[Records from a data collection]
::::::::::

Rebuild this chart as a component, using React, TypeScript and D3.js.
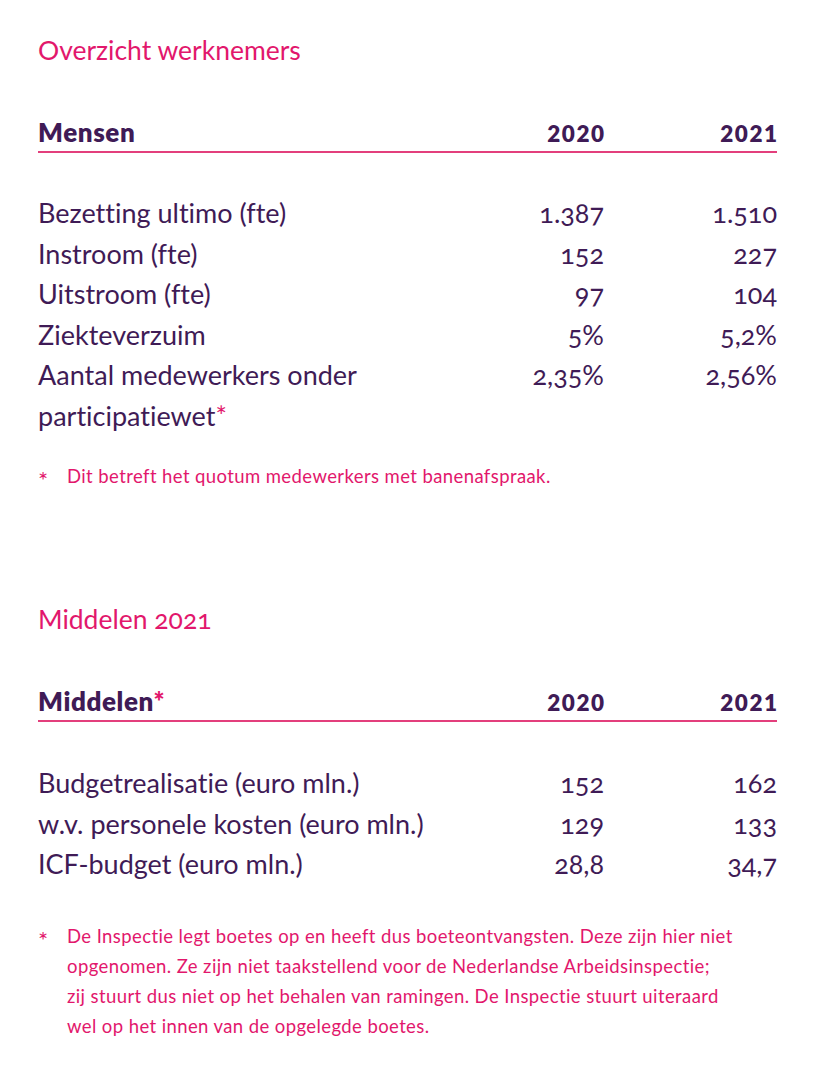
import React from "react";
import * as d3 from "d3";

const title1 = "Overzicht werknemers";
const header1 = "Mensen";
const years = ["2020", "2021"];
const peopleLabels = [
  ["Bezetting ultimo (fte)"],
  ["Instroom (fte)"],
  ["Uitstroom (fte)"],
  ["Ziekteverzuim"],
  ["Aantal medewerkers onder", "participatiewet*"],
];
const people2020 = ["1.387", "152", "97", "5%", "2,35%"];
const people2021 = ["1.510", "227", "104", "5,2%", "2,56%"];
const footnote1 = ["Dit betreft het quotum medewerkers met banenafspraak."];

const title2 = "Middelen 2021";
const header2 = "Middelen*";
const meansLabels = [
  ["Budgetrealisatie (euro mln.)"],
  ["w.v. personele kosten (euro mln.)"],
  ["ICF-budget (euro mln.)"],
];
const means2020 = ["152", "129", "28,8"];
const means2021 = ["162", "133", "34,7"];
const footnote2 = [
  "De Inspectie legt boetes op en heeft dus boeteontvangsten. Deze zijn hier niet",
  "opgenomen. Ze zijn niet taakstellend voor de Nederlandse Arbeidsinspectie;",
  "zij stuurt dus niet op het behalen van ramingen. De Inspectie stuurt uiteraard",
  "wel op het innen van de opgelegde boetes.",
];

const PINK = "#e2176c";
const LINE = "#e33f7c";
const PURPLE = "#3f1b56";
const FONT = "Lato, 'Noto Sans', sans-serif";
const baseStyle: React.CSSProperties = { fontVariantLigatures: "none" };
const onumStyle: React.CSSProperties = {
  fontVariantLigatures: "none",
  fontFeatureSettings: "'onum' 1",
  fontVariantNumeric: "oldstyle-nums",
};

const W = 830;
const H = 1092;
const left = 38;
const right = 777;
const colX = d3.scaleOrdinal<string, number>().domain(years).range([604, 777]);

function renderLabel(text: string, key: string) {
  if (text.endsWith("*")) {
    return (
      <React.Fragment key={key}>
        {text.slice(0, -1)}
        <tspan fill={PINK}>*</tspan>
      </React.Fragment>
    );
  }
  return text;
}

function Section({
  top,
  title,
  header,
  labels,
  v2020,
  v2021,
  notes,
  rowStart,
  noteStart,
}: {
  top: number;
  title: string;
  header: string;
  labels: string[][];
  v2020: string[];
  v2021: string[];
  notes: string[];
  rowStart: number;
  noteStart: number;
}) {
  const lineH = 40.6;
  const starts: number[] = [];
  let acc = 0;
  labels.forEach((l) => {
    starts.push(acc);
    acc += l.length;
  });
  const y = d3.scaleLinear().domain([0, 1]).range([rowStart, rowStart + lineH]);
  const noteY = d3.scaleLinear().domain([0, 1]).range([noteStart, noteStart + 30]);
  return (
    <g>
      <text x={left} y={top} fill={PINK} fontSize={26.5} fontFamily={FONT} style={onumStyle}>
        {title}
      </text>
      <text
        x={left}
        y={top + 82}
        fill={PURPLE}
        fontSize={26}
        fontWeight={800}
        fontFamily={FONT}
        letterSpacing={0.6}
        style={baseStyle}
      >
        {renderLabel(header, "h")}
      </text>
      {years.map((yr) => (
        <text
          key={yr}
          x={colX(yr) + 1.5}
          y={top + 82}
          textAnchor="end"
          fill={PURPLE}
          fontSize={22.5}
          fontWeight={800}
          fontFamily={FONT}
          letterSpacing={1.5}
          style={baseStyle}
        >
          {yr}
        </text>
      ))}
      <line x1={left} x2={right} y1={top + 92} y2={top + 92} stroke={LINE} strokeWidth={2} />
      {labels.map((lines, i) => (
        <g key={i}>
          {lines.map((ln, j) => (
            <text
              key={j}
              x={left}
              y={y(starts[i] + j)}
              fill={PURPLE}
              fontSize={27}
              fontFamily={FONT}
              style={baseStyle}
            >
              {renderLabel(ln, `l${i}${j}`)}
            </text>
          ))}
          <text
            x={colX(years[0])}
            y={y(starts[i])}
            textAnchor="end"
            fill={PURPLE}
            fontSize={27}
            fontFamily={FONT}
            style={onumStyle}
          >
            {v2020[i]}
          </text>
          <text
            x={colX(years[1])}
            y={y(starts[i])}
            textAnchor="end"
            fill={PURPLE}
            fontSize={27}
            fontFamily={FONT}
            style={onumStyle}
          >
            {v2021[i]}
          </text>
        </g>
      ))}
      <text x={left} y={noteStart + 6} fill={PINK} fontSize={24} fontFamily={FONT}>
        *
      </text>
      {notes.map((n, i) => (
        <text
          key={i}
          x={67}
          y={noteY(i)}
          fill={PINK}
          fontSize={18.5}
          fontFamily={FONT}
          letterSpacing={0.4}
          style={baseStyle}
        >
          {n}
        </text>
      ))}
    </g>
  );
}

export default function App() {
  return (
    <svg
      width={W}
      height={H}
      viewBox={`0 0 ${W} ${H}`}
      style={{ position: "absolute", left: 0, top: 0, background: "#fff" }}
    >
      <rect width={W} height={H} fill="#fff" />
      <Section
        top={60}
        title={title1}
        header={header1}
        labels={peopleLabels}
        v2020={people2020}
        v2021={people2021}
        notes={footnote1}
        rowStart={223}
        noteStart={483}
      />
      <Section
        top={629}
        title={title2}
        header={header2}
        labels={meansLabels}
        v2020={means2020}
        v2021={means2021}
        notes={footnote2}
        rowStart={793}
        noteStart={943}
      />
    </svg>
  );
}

::::::::::

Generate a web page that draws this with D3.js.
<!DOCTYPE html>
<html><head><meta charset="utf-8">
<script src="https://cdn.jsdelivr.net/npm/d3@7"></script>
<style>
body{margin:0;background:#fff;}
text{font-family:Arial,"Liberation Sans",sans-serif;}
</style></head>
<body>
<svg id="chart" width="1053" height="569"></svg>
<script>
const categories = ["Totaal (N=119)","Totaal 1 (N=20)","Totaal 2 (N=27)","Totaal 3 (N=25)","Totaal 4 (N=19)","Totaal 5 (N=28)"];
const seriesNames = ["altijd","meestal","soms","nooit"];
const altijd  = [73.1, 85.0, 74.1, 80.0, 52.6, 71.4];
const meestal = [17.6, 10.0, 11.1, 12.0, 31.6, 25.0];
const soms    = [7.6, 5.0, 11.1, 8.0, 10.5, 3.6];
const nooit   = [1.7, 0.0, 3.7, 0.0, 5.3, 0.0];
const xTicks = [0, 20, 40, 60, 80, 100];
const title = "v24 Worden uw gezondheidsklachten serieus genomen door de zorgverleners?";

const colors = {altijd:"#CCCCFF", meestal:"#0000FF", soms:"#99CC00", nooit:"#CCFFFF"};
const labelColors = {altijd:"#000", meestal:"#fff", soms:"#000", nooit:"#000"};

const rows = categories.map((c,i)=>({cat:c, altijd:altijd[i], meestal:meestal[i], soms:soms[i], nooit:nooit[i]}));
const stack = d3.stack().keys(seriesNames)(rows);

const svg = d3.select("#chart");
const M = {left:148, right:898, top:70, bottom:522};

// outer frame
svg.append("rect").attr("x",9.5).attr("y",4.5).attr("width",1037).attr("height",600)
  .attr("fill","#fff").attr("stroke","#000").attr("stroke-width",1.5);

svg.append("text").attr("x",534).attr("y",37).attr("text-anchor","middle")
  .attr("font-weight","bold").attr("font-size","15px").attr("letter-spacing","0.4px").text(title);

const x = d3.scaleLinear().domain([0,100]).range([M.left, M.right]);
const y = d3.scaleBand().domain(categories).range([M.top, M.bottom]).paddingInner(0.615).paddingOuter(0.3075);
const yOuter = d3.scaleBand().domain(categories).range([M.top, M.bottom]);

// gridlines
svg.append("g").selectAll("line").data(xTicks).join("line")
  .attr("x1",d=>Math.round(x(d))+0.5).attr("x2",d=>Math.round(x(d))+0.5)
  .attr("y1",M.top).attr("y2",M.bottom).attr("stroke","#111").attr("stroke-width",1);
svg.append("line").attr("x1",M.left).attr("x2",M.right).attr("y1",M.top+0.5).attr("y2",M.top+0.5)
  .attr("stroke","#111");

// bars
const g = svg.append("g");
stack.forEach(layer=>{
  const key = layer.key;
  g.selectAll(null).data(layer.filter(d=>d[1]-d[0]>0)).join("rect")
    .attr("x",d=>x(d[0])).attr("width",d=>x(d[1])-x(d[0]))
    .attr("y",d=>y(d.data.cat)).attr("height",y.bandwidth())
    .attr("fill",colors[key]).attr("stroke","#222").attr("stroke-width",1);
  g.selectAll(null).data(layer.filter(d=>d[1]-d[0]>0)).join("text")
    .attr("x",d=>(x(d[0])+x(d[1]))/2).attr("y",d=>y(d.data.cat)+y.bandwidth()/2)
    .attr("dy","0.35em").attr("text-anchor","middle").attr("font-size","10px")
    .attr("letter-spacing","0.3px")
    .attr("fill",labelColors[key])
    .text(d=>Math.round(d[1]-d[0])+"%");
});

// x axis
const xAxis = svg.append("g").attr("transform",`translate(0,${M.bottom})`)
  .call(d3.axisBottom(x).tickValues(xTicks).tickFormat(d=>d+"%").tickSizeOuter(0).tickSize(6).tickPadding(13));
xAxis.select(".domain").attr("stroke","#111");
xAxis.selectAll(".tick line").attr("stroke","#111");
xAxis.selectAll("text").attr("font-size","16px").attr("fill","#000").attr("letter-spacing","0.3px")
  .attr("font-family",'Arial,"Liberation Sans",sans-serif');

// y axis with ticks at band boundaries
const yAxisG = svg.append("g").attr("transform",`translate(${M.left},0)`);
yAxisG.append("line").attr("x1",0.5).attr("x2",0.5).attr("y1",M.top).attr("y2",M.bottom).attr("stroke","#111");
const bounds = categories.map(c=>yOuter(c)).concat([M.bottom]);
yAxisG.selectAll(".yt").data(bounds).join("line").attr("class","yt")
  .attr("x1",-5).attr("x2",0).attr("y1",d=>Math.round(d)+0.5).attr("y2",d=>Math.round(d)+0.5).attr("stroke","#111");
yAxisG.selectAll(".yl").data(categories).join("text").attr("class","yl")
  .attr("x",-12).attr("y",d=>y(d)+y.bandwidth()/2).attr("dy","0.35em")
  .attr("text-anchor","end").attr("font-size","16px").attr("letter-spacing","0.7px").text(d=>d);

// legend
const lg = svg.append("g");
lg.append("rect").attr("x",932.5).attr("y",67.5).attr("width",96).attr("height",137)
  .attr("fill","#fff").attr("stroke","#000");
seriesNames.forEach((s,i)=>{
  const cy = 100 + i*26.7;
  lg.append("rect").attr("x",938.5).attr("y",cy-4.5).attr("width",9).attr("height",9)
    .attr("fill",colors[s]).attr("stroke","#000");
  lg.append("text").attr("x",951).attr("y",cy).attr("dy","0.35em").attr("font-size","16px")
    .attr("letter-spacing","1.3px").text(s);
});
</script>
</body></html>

::::::::::

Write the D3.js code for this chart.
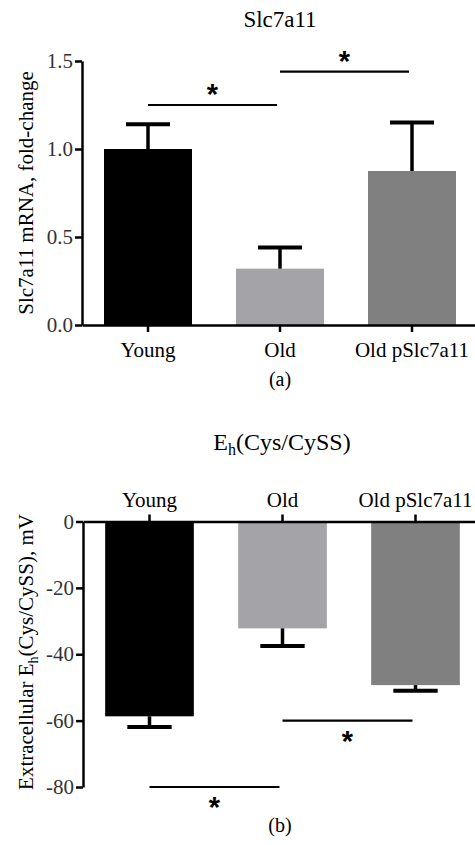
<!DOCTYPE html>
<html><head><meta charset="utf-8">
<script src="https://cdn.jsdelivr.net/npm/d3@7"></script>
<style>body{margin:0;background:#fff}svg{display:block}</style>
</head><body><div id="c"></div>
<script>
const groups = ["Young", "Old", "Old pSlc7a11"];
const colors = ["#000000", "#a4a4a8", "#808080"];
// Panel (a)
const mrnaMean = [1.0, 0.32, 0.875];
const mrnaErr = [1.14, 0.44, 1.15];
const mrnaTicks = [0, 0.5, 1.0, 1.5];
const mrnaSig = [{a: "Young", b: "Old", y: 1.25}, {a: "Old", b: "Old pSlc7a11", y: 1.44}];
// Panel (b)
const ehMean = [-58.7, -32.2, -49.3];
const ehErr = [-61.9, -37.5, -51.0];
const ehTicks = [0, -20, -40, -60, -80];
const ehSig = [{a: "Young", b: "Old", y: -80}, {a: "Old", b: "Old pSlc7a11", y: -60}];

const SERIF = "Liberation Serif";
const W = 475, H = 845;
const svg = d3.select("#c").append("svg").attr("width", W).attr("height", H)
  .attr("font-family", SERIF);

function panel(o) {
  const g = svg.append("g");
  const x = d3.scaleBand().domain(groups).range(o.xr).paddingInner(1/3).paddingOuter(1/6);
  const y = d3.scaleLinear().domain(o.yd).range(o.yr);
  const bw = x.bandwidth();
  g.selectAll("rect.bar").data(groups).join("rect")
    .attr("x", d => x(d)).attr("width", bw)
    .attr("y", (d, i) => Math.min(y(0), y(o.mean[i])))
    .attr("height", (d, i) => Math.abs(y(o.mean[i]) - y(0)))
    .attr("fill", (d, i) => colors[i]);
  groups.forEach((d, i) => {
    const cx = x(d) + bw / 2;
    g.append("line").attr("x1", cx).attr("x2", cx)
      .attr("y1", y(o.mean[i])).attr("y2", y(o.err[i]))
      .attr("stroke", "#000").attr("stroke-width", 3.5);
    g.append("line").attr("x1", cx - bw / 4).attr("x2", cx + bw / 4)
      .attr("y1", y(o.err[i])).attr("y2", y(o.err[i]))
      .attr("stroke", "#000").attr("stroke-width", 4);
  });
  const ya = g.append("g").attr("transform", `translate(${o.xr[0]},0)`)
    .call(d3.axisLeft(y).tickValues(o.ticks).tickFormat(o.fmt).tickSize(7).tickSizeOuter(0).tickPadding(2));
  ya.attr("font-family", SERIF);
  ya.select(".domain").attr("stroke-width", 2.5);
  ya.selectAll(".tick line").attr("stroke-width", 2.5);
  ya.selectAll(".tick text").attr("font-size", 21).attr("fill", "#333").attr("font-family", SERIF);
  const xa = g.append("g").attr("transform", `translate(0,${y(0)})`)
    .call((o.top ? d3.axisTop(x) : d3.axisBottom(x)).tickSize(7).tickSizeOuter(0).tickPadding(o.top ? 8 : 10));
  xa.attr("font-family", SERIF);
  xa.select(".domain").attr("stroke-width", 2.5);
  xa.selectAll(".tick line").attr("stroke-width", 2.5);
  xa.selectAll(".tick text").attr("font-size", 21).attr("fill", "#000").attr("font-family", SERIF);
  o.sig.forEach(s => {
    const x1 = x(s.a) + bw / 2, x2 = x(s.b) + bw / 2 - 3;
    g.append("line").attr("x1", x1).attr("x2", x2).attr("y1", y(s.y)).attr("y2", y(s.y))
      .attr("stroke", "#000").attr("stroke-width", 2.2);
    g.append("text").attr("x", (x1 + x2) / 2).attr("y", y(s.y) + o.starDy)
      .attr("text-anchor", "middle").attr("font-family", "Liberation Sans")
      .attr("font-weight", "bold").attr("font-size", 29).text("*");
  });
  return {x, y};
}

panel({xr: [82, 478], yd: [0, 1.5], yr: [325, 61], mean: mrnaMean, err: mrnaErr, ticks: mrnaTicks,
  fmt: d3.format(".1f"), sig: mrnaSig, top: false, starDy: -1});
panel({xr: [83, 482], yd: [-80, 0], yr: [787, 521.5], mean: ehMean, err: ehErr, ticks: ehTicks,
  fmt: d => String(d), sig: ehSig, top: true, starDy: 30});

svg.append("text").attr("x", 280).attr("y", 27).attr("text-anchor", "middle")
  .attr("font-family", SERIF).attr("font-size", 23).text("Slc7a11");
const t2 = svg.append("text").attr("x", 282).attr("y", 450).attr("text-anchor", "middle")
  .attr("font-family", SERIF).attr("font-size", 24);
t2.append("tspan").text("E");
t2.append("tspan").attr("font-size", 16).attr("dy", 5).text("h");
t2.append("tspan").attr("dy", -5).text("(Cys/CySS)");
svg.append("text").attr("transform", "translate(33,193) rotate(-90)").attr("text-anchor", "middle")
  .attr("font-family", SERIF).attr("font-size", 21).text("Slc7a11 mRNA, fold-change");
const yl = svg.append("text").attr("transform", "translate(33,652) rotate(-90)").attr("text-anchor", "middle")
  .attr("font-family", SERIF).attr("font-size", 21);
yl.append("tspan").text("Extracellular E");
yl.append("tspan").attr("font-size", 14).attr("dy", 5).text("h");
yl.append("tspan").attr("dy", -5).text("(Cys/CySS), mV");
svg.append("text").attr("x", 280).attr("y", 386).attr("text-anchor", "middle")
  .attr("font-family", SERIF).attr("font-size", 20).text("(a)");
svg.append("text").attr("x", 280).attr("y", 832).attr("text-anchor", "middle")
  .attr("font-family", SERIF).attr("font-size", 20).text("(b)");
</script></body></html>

::::::::::

• Written task:
Keep to the stretch from the line containing "Rebuild this chart" through the line containing "import * as", both ends included, and copy it exactly from the listing above, minus the pictures.

• Reply:
Rebuild this chart as a component, using React, TypeScript and D3.js.
import React from "react";
import * as d3 from "d3";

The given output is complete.